Your task is to repeat all of the data exactly while excluding the pictures.

START Data extract

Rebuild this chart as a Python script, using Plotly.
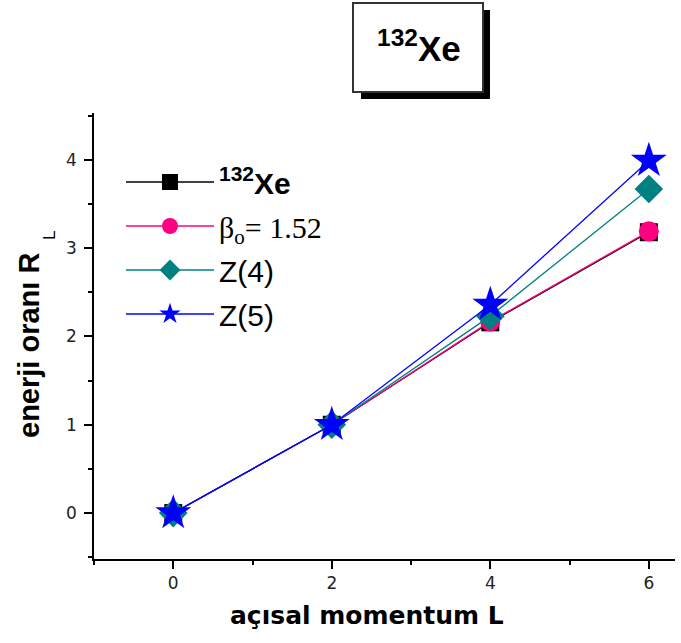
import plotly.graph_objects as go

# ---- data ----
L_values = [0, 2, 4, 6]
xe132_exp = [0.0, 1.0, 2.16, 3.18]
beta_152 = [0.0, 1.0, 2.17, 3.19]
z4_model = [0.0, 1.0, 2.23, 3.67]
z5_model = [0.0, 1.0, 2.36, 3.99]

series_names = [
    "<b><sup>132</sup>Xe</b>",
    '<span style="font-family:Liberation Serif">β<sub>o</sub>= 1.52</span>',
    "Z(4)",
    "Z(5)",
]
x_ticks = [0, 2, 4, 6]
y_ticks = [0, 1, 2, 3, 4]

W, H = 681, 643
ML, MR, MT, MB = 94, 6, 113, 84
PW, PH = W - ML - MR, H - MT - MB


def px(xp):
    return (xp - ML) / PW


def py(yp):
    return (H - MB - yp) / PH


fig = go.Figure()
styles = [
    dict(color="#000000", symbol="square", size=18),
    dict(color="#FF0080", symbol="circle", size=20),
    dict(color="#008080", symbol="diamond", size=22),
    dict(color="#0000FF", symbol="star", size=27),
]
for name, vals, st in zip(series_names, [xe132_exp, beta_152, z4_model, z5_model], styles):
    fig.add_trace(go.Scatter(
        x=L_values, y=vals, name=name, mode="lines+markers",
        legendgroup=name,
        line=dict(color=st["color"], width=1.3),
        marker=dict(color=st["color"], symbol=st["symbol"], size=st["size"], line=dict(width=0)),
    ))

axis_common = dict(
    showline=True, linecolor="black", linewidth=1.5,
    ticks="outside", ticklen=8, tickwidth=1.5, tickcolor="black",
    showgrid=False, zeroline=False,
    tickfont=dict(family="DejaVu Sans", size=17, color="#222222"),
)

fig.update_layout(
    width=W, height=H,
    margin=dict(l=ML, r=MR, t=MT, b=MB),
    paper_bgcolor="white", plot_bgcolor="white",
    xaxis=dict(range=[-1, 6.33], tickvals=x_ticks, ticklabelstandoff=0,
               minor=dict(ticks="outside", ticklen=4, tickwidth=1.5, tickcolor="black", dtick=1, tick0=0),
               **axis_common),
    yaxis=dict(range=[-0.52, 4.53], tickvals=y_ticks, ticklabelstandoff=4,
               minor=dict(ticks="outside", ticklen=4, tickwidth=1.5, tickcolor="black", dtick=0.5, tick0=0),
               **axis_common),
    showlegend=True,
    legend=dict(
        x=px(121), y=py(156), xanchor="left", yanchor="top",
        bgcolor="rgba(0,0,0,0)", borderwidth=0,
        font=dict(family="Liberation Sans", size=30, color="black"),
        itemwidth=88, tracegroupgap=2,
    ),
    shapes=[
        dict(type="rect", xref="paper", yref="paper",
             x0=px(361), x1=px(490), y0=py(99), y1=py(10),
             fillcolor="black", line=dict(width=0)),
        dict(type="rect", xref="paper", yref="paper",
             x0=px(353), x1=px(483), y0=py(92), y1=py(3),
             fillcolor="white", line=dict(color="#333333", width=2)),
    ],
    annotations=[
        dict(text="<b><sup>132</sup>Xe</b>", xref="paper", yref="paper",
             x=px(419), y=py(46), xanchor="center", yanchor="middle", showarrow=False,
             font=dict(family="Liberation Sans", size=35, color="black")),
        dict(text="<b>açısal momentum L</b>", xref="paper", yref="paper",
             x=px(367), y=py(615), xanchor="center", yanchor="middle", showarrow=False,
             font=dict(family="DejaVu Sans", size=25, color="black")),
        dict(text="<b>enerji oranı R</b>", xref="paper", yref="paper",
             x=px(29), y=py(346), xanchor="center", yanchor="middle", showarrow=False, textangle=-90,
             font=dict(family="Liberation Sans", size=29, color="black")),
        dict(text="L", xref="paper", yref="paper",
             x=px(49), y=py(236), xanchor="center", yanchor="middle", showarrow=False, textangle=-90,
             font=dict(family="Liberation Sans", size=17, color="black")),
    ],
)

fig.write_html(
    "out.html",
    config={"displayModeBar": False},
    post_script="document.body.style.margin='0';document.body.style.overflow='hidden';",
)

END Data extract

■ Final result:
Rebuild this chart as a Python script, using Plotly.
import plotly.graph_objects as go

# ---- data ----
L_values = [0, 2, 4, 6]
xe132_exp = [0.0, 1.0, 2.16, 3.18]
beta_152 = [0.0, 1.0, 2.17, 3.19]
z4_model = [0.0, 1.0, 2.23, 3.67]
z5_model = [0.0, 1.0, 2.36, 3.99]

series_names = [
    "<b><sup>132</sup>Xe</b>",
    '<span style="font-family:Liberation Serif">β<sub>o</sub>= 1.52</span>',
    "Z(4)",
    "Z(5)",
]
x_ticks = [0, 2, 4, 6]
y_ticks = [0, 1, 2, 3, 4]

W, H = 681, 643
ML, MR, MT, MB = 94, 6, 113, 84
PW, PH = W - ML - MR, H - MT - MB


def px(xp):
    return (xp - ML) / PW


def py(yp):
    return (H - MB - yp) / PH


fig = go.Figure()
styles = [
    dict(color="#000000", symbol="square", size=18),
    dict(color="#FF0080", symbol="circle", size=20),
    dict(color="#008080", symbol="diamond", size=22),
    dict(color="#0000FF", symbol="star", size=27),
]
for name, vals, st in zip(series_names, [xe132_exp, beta_152, z4_model, z5_model], styles):
    fig.add_trace(go.Scatter(
        x=L_values, y=vals, name=name, mode="lines+markers",
        legendgroup=name,
        line=dict(color=st["color"], width=1.3),
        marker=dict(color=st["color"], symbol=st["symbol"], size=st["size"], line=dict(width=0)),
    ))

axis_common = dict(
    showline=True, linecolor="black", linewidth=1.5,
    ticks="outside", ticklen=8, tickwidth=1.5, tickcolor="black",
    showgrid=False, zeroline=False,
    tickfont=dict(family="DejaVu Sans", size=17, color="#222222"),
)

fig.update_layout(
    width=W, height=H,
    margin=dict(l=ML, r=MR, t=MT, b=MB),
    paper_bgcolor="white", plot_bgcolor="white",
    xaxis=dict(range=[-1, 6.33], tickvals=x_ticks, ticklabelstandoff=0,
               minor=dict(ticks="outside", ticklen=4, tickwidth=1.5, tickcolor="black", dtick=1, tick0=0),
               **axis_common),
    yaxis=dict(range=[-0.52, 4.53], tickvals=y_ticks, ticklabelstandoff=4,
               minor=dict(ticks="outside", ticklen=4, tickwidth=1.5, tickcolor="black", dtick=0.5, tick0=0),
               **axis_common),
    showlegend=True,
    legend=dict(
        x=px(121), y=py(156), xanchor="left", yanchor="top",
        bgcolor="rgba(0,0,0,0)", borderwidth=0,
        font=dict(family="Liberation Sans", size=30, color="black"),
        itemwidth=88, tracegroupgap=2,
    ),
    shapes=[
        dict(type="rect", xref="paper", yref="paper",
             x0=px(361), x1=px(490), y0=py(99), y1=py(10),
             fillcolor="black", line=dict(width=0)),
        dict(type="rect", xref="paper", yref="paper",
             x0=px(353), x1=px(483), y0=py(92), y1=py(3),
             fillcolor="white", line=dict(color="#333333", width=2)),
    ],
    annotations=[
        dict(text="<b><sup>132</sup>Xe</b>", xref="paper", yref="paper",
             x=px(419), y=py(46), xanchor="center", yanchor="middle", showarrow=False,
             font=dict(family="Liberation Sans", size=35, color="black")),
        dict(text="<b>açısal momentum L</b>", xref="paper", yref="paper",
             x=px(367), y=py(615), xanchor="center", yanchor="middle", showarrow=False,
             font=dict(family="DejaVu Sans", size=25, color="black")),
        dict(text="<b>enerji oranı R</b>", xref="paper", yref="paper",
             x=px(29), y=py(346), xanchor="center", yanchor="middle", showarrow=False, textangle=-90,
             font=dict(family="Liberation Sans", size=29, color="black")),
        dict(text="L", xref="paper", yref="paper",
             x=px(49), y=py(236), xanchor="center", yanchor="middle", showarrow=False, textangle=-90,
             font=dict(family="Liberation Sans", size=17, color="black")),
    ],
)

fig.write_html(
    "out.html",
    config={"displayModeBar": False},
    post_script="document.body.style.margin='0';document.body.style.overflow='hidden';",
)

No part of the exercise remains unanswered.